Amarillo is snow-wise on the road

I am happy to report that I live in a city where drivers actually do know how to drive in the snow and ice.

Amarillo, Texas is the place.

It snowed today. Not a lot, but it snowed for most of the afternoon. Not sure when it’ll stop. I think I heard a forecast that called for 3 to 4 inches.

Here’s what I saw on my way home from work this evening: Cars streaming down three busy streets very slowly and carefully. That was a good thing to see.

Amarillo gets usually a total winter snow accumulation of about a foot every winter. Last winter, we got nearly twice that amount in one heap. It paralyzed the city, which is really saying something. It takes a great deal of snow to close school systems here. Last winter, they closed for three or four days before enough snow melted to make the streets passable.

This evening was not an unusual event. I call attention to it only because I hear so many stories — constantly, it seems — about folks in cities where residents do not know how to handle the snow. I’ve lived in a couple of them, actually: Portland, Ore., where I was born and where I grew up, and Beaumont, Texas, where snow and ice are quite rare, but not totally out of the question.

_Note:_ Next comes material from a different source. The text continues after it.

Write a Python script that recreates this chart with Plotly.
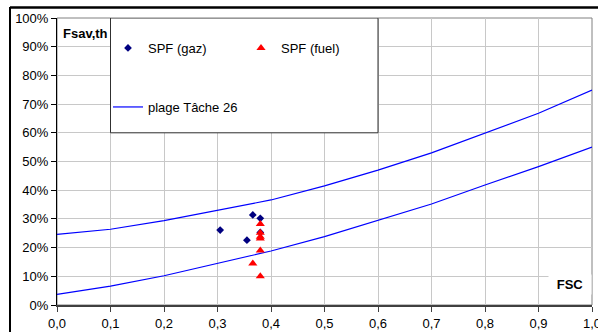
import plotly.graph_objects as go

# Curves "plage Tâche 26"
fsc_curve = [0.0, 0.1, 0.2, 0.3, 0.4, 0.5, 0.6, 0.7, 0.8, 0.9, 1.0]
upper_curve = [0.246, 0.264, 0.294, 0.329, 0.366, 0.415, 0.470, 0.530, 0.600, 0.668, 0.749]
lower_curve = [0.037, 0.066, 0.102, 0.145, 0.188, 0.238, 0.294, 0.352, 0.418, 0.482, 0.550]

# SPF (gaz)
gaz_x = [0.305, 0.355, 0.366, 0.380, 0.380]
gaz_y = [0.261, 0.226, 0.314, 0.302, 0.253]

# SPF (fuel)
fuel_x = [0.380, 0.380, 0.380, 0.380, 0.380, 0.366, 0.380]
fuel_y = [0.282, 0.252, 0.238, 0.232, 0.190, 0.145, 0.100]

x_ticks = [0.0, 0.1, 0.2, 0.3, 0.4, 0.5, 0.6, 0.7, 0.8, 0.9, 1.0]
y_ticks = [0.0, 0.1, 0.2, 0.3, 0.4, 0.5, 0.6, 0.7, 0.8, 0.9, 1.0]

FONT = "Liberation Sans, Arial, sans-serif"

fig = go.Figure()
fig.add_trace(go.Scatter(x=fsc_curve, y=upper_curve, mode="lines",
                         line=dict(color="#0000FF", width=1.2),
                         name="plage Tâche 26", legend="legend2"))
fig.add_trace(go.Scatter(x=fsc_curve, y=lower_curve, mode="lines",
                         line=dict(color="#0000FF", width=1.2),
                         name="plage Tâche 26", legend="legend2", showlegend=False))
fig.add_trace(go.Scatter(x=gaz_x, y=gaz_y, mode="markers",
                         marker=dict(symbol="diamond", size=6, color="#000080"),
                         name="SPF (gaz)", legend="legend"))
fig.add_trace(go.Scatter(x=fuel_x, y=fuel_y, mode="markers",
                         marker=dict(symbol="triangle-up", size=8, color="#FF0000"),
                         name="SPF (fuel)", legend="legend"))

L, R, T, B = 57, 6, 18, 27
W, H = 598, 332
pw, ph = W - L - R, H - T - B

def px(xp):
    return (xp - L) / pw

def py(yp):
    return 1 - (yp - T) / ph

fig.update_layout(
    width=W, height=H,
    margin=dict(l=L, r=R, t=T, b=B, autoexpand=False),
    paper_bgcolor="white", plot_bgcolor="white",
    separators=", ",
    font=dict(family=FONT, size=13, color="black"),
    xaxis=dict(range=[0, 1], tickvals=x_ticks, tickformat=".1f",
               showgrid=True, gridcolor="#C8C8C8", gridwidth=1,
               showline=True, linecolor="#404040", linewidth=2,
               ticks="outside", ticklen=5, tickcolor="#404040",
               zeroline=False, fixedrange=True, automargin=False,
               ticklabeloverflow="allow"),
    yaxis=dict(range=[0, 1], tickvals=y_ticks, tickformat=".0%",
               showgrid=True, gridcolor="#C8C8C8", gridwidth=1,
               showline=True, linecolor="black", linewidth=1,
               ticks="outside", ticklen=5, tickcolor="black",
               zeroline=False, fixedrange=True, automargin=False),
    legend=dict(orientation="h", x=px(108), y=py(33), xanchor="left", yanchor="top",
                entrywidth=88, bgcolor="rgba(0,0,0,0)", borderwidth=0,
                font=dict(family=FONT, size=13)),
    legend2=dict(orientation="h", x=px(108), y=py(92), xanchor="left", yanchor="top",
                 bgcolor="rgba(0,0,0,0)", borderwidth=0,
                 font=dict(family=FONT, size=13)),
    showlegend=True,
)

shapes = [
    # plot area border (top/right)
    dict(type="rect", xref="paper", yref="paper", x0=0, x1=1, y0=0, y1=1,
         line=dict(color="#808080", width=1), layer="below"),
    # legend box
    dict(type="rect", xref="x", yref="y", x0=0.1, x1=0.6, y0=0.6, y1=1.0,
         line=dict(color="#303030", width=1), fillcolor="white", layer="above"),
    # outer chart frame (left and top)
    dict(type="line", xref="paper", yref="paper", x0=px(10), x1=px(10), y0=py(7), y1=py(400),
         line=dict(color="black", width=2)),
    dict(type="line", xref="paper", yref="paper", x0=px(10), x1=px(700), y0=py(7.5), y1=py(7.5),
         line=dict(color="black", width=2.5)),
]
fig.update_layout(shapes=shapes)

fig.add_annotation(text="<b>Fsav,th</b>", xref="paper", yref="paper",
                   x=px(61), y=py(33), xanchor="left", yanchor="middle",
                   showarrow=False, bgcolor="white", font=dict(size=13))
fig.add_annotation(text="<b>FSC</b>", xref="paper", yref="paper",
                   x=1, y=py(284), xanchor="right", yanchor="middle",
                   showarrow=False, bgcolor="white", width=38, borderpad=2,
                   font=dict(size=13))

fig.write_html("out.html")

Portland gets snow most winters. However, for some reason Portlanders seem to get caught on hilly streets with cars skidding out of control. Beaumont? That’s another story altogether. I remember just one winter during our nearly 11 years there when snow fell and ice coated the streets. You would have thought the world had just come to an end.

We moved to Amarillo in early 1995 and we’ve seen our fair share of severe winters. We’ve had some mild winters as well, but the long-timers around here remember the old days when blizzards would blind everyone. Highways would close. Livestock would freeze to death.

Through it all, they managed to get through in their vehicles.

It’s still true. Yes, I know some folks have seen madness on the streets during snow storms on the High Plains. I’ve seen it, too.

Still, I’m glad my normally five-minute drive home from work tonight took me 30 minutes to complete. Go slow and be very careful out there.